— EXERCISE —
Go through the listing and copy each line with the string "seaborn".

===== COLLECTED DATA =====

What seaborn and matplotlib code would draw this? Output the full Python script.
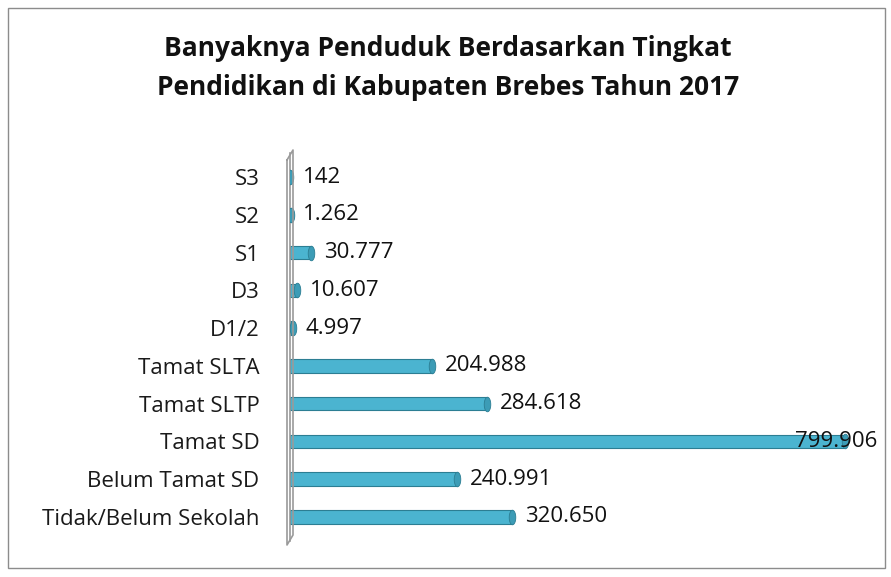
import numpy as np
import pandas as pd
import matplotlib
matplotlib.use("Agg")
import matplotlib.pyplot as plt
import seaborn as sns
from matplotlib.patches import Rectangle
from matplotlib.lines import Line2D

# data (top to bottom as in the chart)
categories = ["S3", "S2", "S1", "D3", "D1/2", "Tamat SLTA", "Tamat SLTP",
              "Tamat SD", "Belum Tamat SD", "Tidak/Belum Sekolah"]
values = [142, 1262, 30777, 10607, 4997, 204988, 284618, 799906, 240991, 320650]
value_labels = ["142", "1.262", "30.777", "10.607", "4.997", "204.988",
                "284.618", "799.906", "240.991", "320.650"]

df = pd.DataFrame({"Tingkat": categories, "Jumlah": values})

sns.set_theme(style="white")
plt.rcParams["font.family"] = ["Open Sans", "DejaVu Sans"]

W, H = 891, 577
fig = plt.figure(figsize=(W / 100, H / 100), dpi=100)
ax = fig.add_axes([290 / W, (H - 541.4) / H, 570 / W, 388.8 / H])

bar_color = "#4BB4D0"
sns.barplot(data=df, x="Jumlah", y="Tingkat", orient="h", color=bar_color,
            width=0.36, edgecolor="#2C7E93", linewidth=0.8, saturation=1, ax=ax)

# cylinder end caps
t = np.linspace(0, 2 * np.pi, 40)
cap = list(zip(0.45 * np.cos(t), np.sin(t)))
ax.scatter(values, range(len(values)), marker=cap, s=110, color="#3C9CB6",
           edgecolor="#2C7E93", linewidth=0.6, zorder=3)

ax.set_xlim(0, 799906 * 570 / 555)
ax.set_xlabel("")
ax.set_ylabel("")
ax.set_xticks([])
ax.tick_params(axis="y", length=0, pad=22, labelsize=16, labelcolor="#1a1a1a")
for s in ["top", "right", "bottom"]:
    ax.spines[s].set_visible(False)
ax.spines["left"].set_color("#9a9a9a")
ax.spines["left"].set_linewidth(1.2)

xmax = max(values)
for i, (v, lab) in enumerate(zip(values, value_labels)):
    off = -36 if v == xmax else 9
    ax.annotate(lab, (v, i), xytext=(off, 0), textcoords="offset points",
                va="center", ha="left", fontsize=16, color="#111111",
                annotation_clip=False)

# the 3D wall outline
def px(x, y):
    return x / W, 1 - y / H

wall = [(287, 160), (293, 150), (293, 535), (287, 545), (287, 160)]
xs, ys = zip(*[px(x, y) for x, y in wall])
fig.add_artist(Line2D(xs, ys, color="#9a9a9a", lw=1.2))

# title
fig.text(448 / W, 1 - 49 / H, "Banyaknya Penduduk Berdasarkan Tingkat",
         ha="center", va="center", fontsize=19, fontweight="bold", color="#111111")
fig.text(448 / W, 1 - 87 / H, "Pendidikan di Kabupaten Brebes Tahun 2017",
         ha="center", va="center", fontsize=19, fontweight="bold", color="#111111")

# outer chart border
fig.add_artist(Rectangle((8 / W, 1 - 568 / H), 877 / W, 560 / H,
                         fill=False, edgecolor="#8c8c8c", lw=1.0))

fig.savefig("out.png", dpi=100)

=====

— TASK OUTPUT —
What seaborn and matplotlib code would draw this? Output the full Python script.
import seaborn as sns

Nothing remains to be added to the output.